*Written request:*
Can you write out all the lines word for word, with no pictures?

*Collected material:*
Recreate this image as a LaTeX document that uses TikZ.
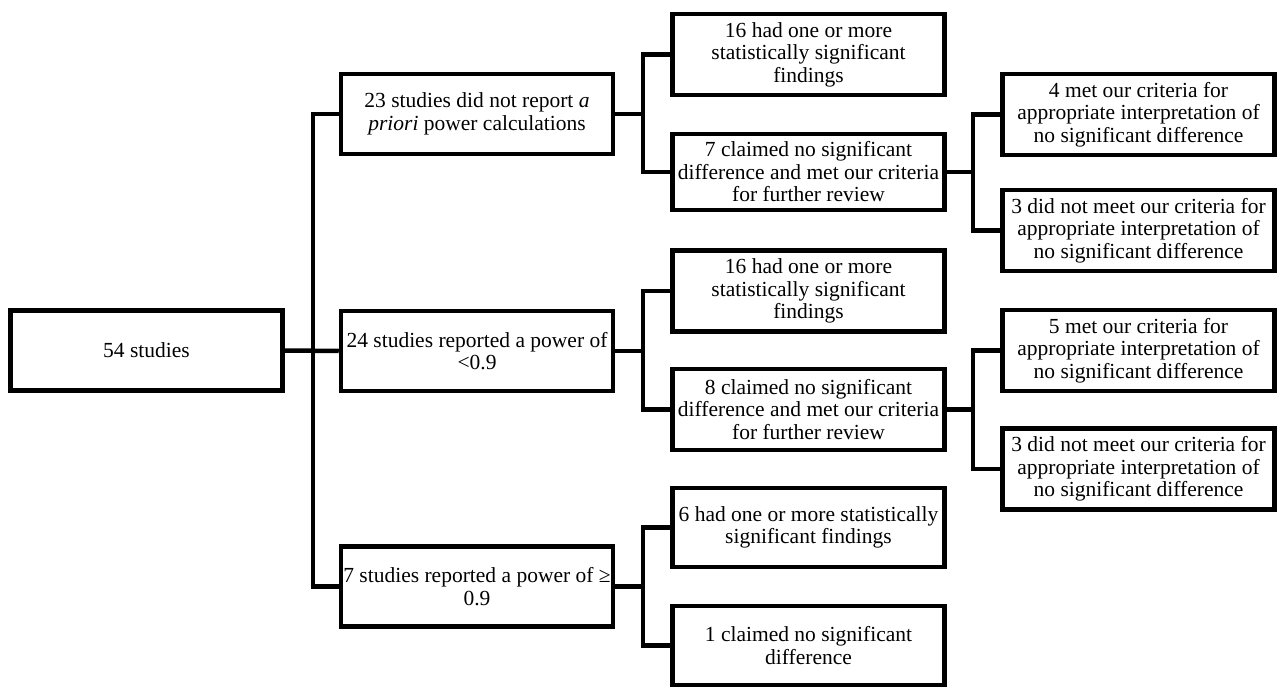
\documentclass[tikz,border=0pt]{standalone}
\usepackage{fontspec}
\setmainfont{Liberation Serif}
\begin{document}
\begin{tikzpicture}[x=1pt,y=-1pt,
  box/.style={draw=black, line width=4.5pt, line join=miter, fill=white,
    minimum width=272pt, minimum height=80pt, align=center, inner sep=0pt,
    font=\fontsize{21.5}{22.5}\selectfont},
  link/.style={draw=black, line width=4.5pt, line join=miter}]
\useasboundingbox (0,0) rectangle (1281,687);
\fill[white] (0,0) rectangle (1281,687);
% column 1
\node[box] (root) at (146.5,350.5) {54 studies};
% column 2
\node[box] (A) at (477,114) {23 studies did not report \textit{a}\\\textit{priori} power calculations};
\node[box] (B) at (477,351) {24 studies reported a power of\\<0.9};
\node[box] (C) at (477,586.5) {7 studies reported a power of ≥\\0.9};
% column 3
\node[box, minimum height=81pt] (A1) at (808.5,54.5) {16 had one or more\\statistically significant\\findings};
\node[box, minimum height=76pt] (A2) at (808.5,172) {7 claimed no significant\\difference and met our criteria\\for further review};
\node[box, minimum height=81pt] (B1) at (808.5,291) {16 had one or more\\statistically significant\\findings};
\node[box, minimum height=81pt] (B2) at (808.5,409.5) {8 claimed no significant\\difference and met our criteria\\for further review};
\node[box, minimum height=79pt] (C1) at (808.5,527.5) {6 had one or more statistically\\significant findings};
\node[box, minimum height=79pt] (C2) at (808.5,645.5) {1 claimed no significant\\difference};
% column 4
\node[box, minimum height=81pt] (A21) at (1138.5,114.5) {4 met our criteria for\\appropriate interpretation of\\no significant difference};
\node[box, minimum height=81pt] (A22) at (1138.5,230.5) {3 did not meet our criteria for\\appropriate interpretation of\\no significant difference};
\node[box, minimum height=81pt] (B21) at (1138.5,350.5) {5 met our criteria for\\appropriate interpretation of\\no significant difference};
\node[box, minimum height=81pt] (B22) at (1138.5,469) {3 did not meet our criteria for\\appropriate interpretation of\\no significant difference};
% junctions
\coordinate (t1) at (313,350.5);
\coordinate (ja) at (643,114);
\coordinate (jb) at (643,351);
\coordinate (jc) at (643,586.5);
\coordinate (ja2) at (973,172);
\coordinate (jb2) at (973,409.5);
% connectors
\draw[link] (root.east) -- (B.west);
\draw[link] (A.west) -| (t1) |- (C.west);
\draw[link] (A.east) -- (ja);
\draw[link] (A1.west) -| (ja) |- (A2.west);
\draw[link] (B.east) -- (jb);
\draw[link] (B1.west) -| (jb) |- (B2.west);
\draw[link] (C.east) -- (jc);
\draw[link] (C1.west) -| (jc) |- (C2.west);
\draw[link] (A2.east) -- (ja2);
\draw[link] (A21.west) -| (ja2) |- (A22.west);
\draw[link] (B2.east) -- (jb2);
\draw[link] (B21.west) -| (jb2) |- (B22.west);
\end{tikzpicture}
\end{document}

*Worked answer:*
Recreate this image as a LaTeX document that uses TikZ.
\documentclass[tikz,border=0pt]{standalone}
\usepackage{fontspec}
\setmainfont{Liberation Serif}
\begin{document}
\begin{tikzpicture}[x=1pt,y=-1pt,
  box/.style={draw=black, line width=4.5pt, line join=miter, fill=white,
    minimum width=272pt, minimum height=80pt, align=center, inner sep=0pt,
    font=\fontsize{21.5}{22.5}\selectfont},
  link/.style={draw=black, line width=4.5pt, line join=miter}]
\useasboundingbox (0,0) rectangle (1281,687);
\fill[white] (0,0) rectangle (1281,687);
% column 1
\node[box] (root) at (146.5,350.5) {54 studies};
% column 2
\node[box] (A) at (477,114) {23 studies did not report \textit{a}\\\textit{priori} power calculations};
\node[box] (B) at (477,351) {24 studies reported a power of\\<0.9};
\node[box] (C) at (477,586.5) {7 studies reported a power of ≥\\0.9};
% column 3
\node[box, minimum height=81pt] (A1) at (808.5,54.5) {16 had one or more\\statistically significant\\findings};
\node[box, minimum height=76pt] (A2) at (808.5,172) {7 claimed no significant\\difference and met our criteria\\for further review};
\node[box, minimum height=81pt] (B1) at (808.5,291) {16 had one or more\\statistically significant\\findings};
\node[box, minimum height=81pt] (B2) at (808.5,409.5) {8 claimed no significant\\difference and met our criteria\\for further review};
\node[box, minimum height=79pt] (C1) at (808.5,527.5) {6 had one or more statistically\\significant findings};
\node[box, minimum height=79pt] (C2) at (808.5,645.5) {1 claimed no significant\\difference};
% column 4
\node[box, minimum height=81pt] (A21) at (1138.5,114.5) {4 met our criteria for\\appropriate interpretation of\\no significant difference};
\node[box, minimum height=81pt] (A22) at (1138.5,230.5) {3 did not meet our criteria for\\appropriate interpretation of\\no significant difference};
\node[box, minimum height=81pt] (B21) at (1138.5,350.5) {5 met our criteria for\\appropriate interpretation of\\no significant difference};
\node[box, minimum height=81pt] (B22) at (1138.5,469) {3 did not meet our criteria for\\appropriate interpretation of\\no significant difference};
% junctions
\coordinate (t1) at (313,350.5);
\coordinate (ja) at (643,114);
\coordinate (jb) at (643,351);
\coordinate (jc) at (643,586.5);
\coordinate (ja2) at (973,172);
\coordinate (jb2) at (973,409.5);
% connectors
\draw[link] (root.east) -- (B.west);
\draw[link] (A.west) -| (t1) |- (C.west);
\draw[link] (A.east) -- (ja);
\draw[link] (A1.west) -| (ja) |- (A2.west);
\draw[link] (B.east) -- (jb);
\draw[link] (B1.west) -| (jb) |- (B2.west);
\draw[link] (C.east) -- (jc);
\draw[link] (C1.west) -| (jc) |- (C2.west);
\draw[link] (A2.east) -- (ja2);
\draw[link] (A21.west) -| (ja2) |- (A22.west);
\draw[link] (B2.east) -- (jb2);
\draw[link] (B21.west) -| (jb2) |- (B22.west);
\end{tikzpicture}
\end{document}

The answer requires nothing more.